There were worries about a ‘COVID slide’ caused by the extended closure during the 2019-2020 school year and the uncertainty surrounding 2020- 2021. Drops in scores were expected, and while some drops are noticeable, the reading test results fared better due to district learning programs.

“In reading, I really think the blended learning grant is really making a difference,” Hudson said. “It’s really targeting the reading. It’s allowing them to do more, and now we need to start targeting the math side of it.”

Using Measure of Academic Progress (MAP) testing which can roughly predict STAAR results, Hudson and elementary principal Jaime Fox saw that the younger grades, especially the kindergarten and first grades of 2020, took the hardest hits academically. Many were not meeting grade level, Hudson said.

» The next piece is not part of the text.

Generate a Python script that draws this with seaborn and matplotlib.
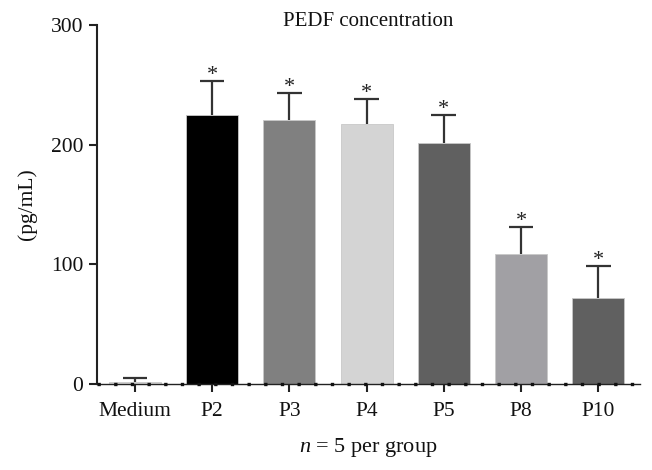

“This goes along with what we saw and, when I talked to other districts, what they saw,” Fox said. “The kids that were in kindergarten, first and second, but really kindergarten and first, during COVID, it affected them the most.”

The district has two federal grants coming down the pipe through the Elementary and Secondary School Emergency Relief Fund to create more tutoring programs, improving summer school and purchasing newer technology. The blended learning grant is ending this year, Hudson said, but another grant the district has applied for should be replacing it soon.

In other reports, attendance was holding solid, and enrollment sat at an even 300 across the district. The prior week was reported as one of the best attended weeks since the start of the school year.

Superintendent Steve Johnson in his report mentioned the district has an opportunity to refinance a loan taken out for the elementary school’s construction. It would save $8,500 in interest payments for the rest of the term, he said, and a resolution addressing it will be presented for board approval at a future meeting.

In a usually routine approval of the September bills, board members were surprised at the district’s electricity payment, which had jumped from around $6,500 to over $9,000. Johnson said it was the first full month the new multipurpose facility had been on the district’s grid.